Inside, in the luminous hall, we see the original figures with their black patina and chipped mouths, and realize how useful modern technology has been in some cases. Hidden behind jungle-like plant tendrils, we spot Berlin Palace’s “Liebknecht Portal” rendered as a hollow plastic model. The original, surviving portal currently installed in the Staatsratsgebäude (State Council building) has been scanned in 3D and recreated with a 3D printer. Meanwhile, at other locations, the stone blocks to be finished by the sculptors were pre-shaped by natural stone suppliers using computer-controlled robots.

 

In 2002 the German Bundestag passed a resolution in support of the reconstruction of the three baroque exterior façades and cupola of the Schlüterhof, which are integral parts of the Berlin Palace. The rebuilding of the palace façades aims to highlight the extraordinary artistic skills of the master builder Andreas Schlüter.

“Our version of the Liebknecht Portal is actually more original than the original itself,” Bertold Just explains with pride. He explains that when the construction foremen of the German Democratic Republic had the portal mounted in the Staatsratsgebäude back in 1963, they not only left out the Prussian Eagle, but actually rebuilt some of the details incorrectly. “Thanks to the bundled art-historical expertise at our disposal, the Humboldt Forum will definitely incorporate the historically documented version,” Just assures us.

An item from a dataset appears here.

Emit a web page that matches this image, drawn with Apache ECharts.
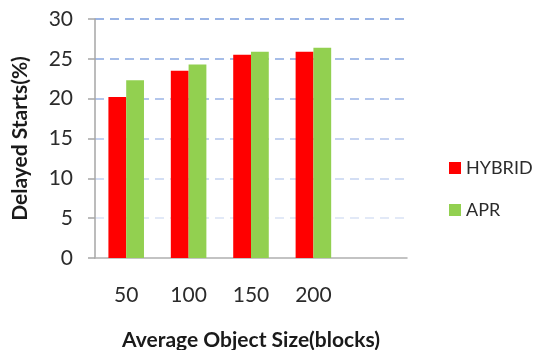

For Peik Wünsche, one of the final highlights of his work at the Schlossbauhütte could well be shaping the Apollo or one of the other stone colossi. Together with sixteen additional carved deities, the Greek god of music originally looked down on the ornate courtyard known as the Schlüterhof. Now he sits in Spandau as a three-meter high plaster model, awaiting his final re-incarnation in stone.
Assuming Wünsche wins the bidding and award process for the Apollo, the god’s classical lyre may well take shape to the sounds of cool jazz.